Dwyane Wade is committed to giving his 12-year-old child "the best opportunity to be her best self." During an appearance on "The Ellen DeGeneres Show" Tuesday, the retired basketball star and proud father of four opened up about the moment one of his children came out as.
"Zaya, our 12-year-old, came home — I don't know if everyone knows, originally named Zion; Zion, born as a boy — came home and said, 'Hey, so I want to talk to you guys. I think going forward, I'm ready to live my truth. And I want to be referenced as she and her. I'd love for you guys to call me Zaya,'" Wade revealed.
"Once Zaya came home and said, 'Call me Zaya,' and 'I'm ready to take on this,' I looked at her and said, 'You are a leader. It's our opportunity to allow you to be a voice,'" Wade said.

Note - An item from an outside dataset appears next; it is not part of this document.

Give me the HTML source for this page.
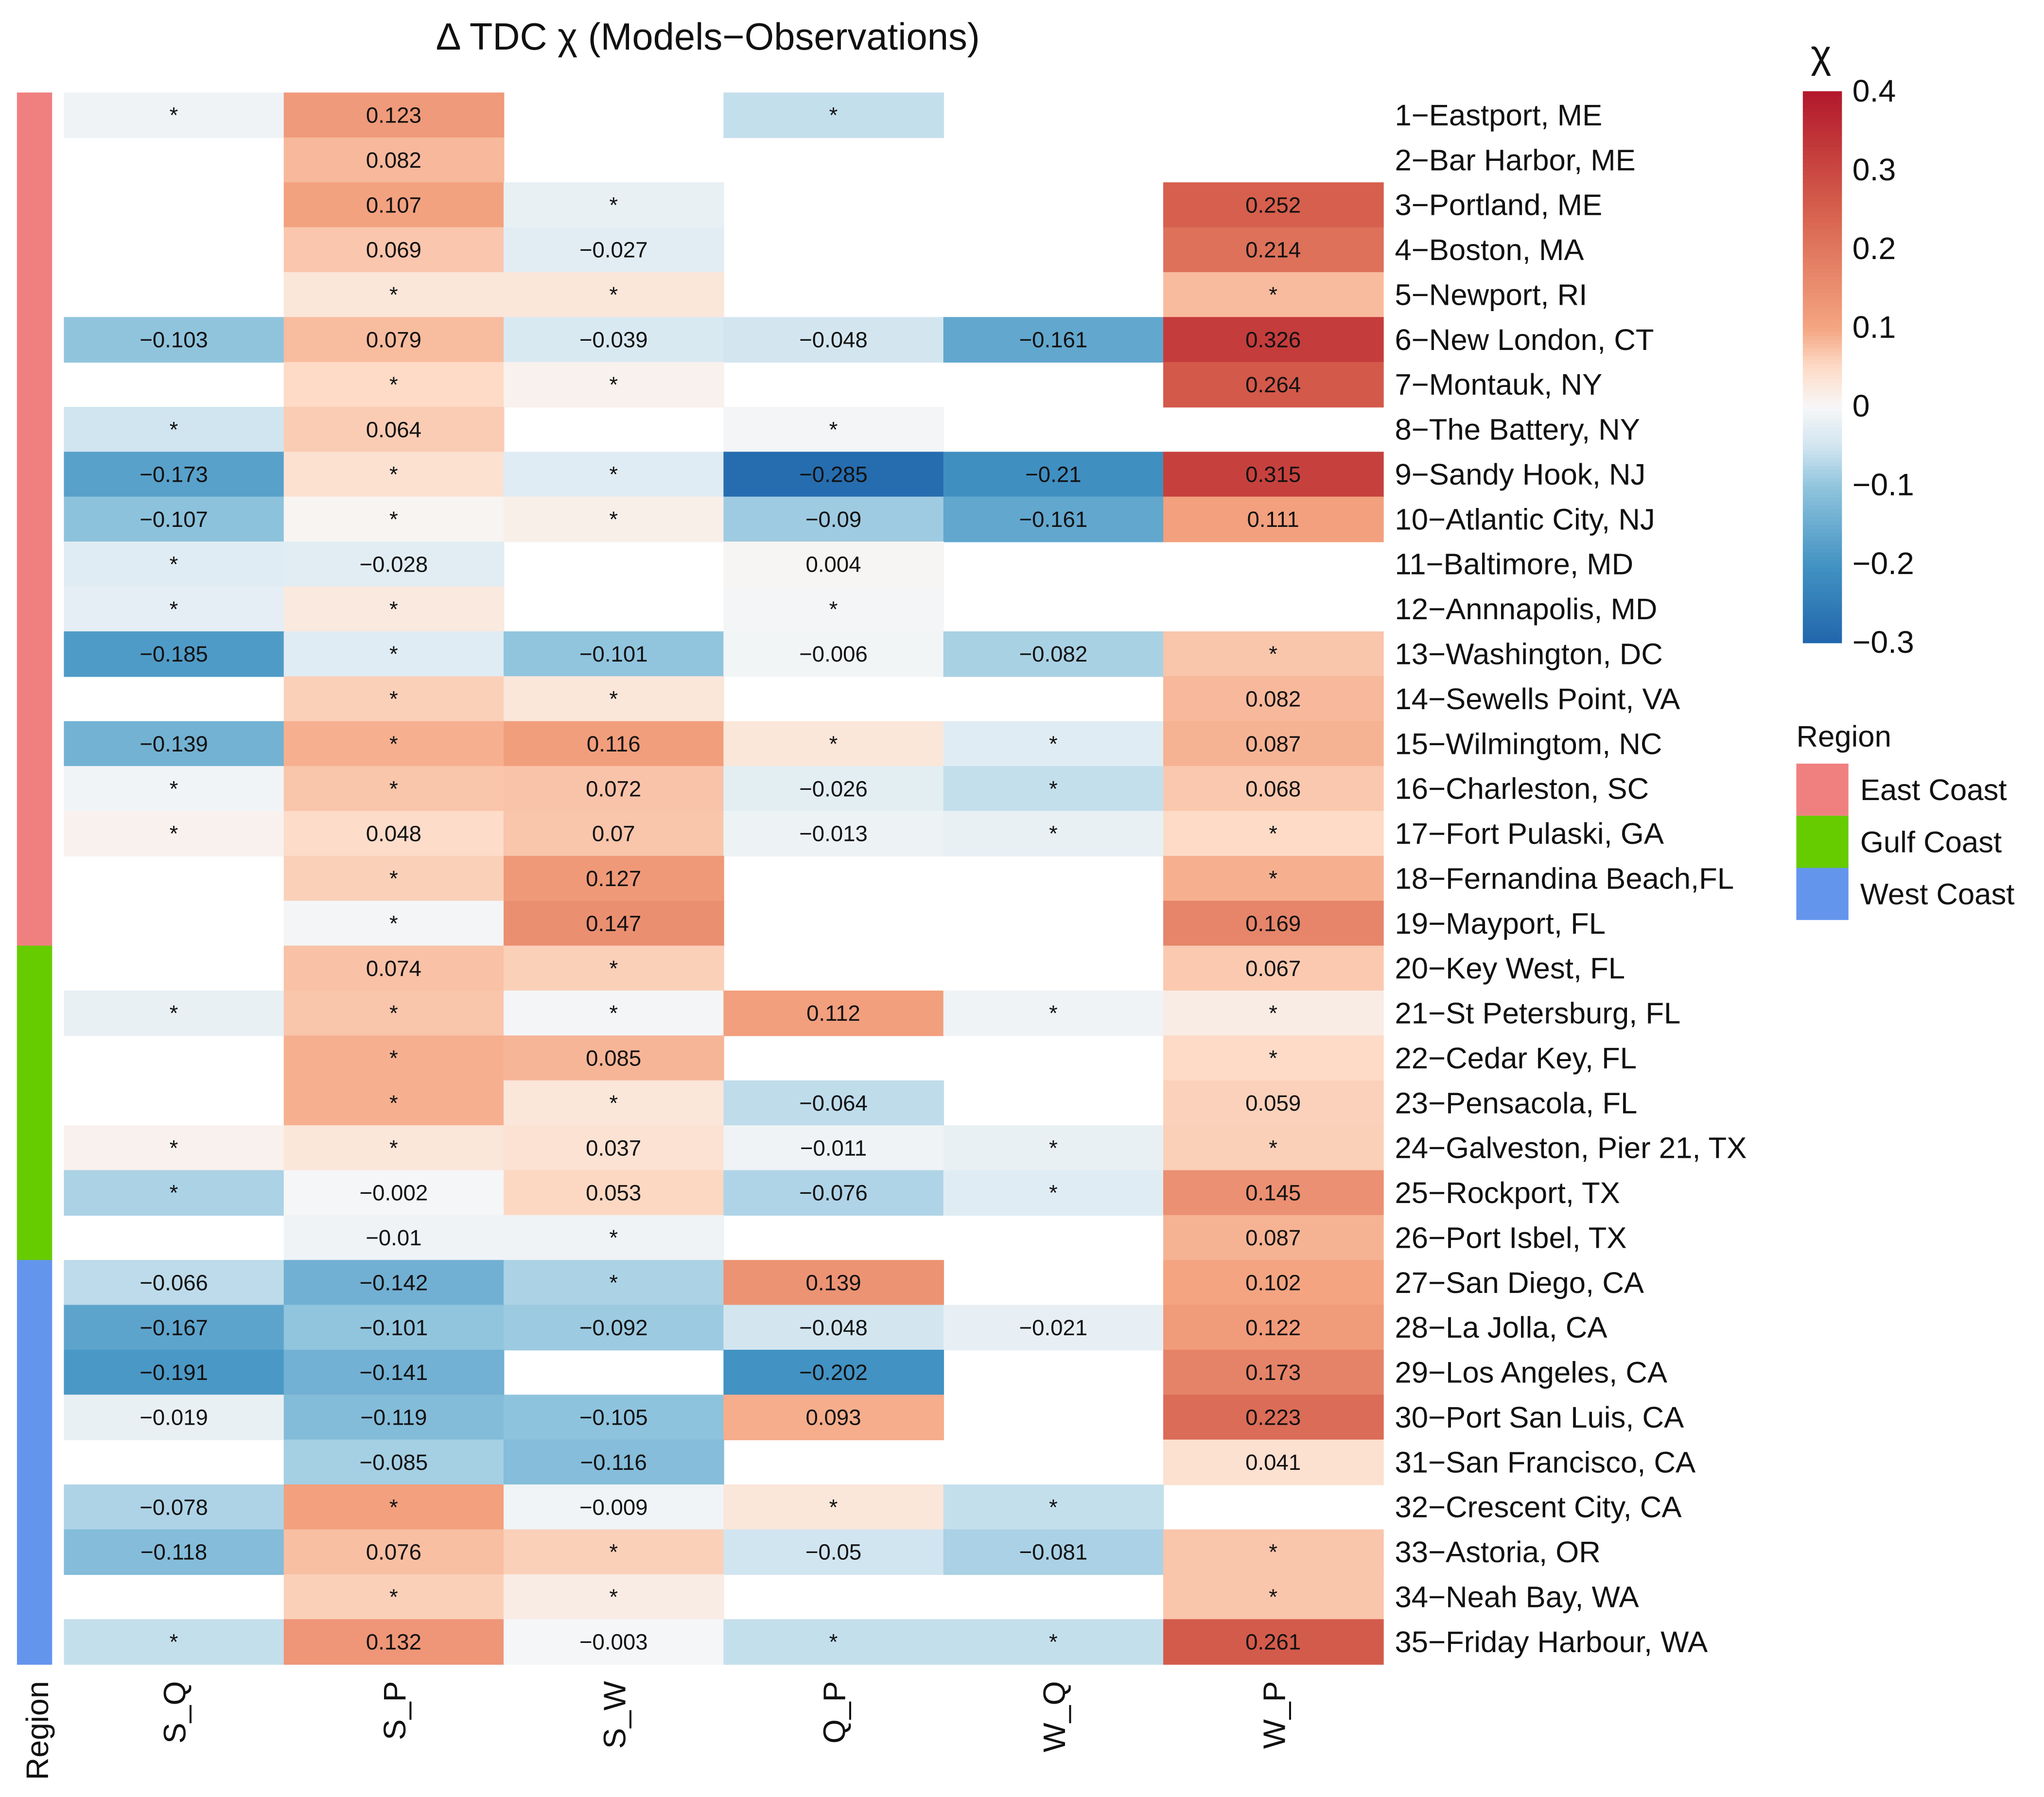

Wade and his wife Gabrielle Union have been strongly supportive of Zaya, who has faced criticism from online bullies. Last year, Union attended Miami Beach Pride Festival with Zaya and the couple designed a T-shirt that promotes inclusion and equality.
"Me and my wife, Gabrielle Union, we are proud parents of a child in the LGBTQ+ community, and we are proud allies as well," Wade told DeGeneres. "We take our roles and responsibility as parents very seriously. So when our child comes home with a question, when our child comes home with an issue, when our child comes home with anything, it's our job as parents to listen to that, to give them the best information we can, the best feedback we can. And that doesn't change because sexuality is now involved in it."
The Miami Heat legend also shared how Zaya's news prompted him and his wife to action.
"That was our job, to go out and get information, to reach out to every relationship that we have. My wife reached out to everybody on the cast of 'Pose,'" he said, referring to the FX drama series centered around LGBTQ characters.
"We just tried to figure out as much information as we can to make sure that we give our child the best opportunity to be her best self."
DeGeneres lauded the star for his unconditional support of his child.
"What every parent should be is what you're being now — which is unconditionally loving your child and supporting your child in whoever they are," she said.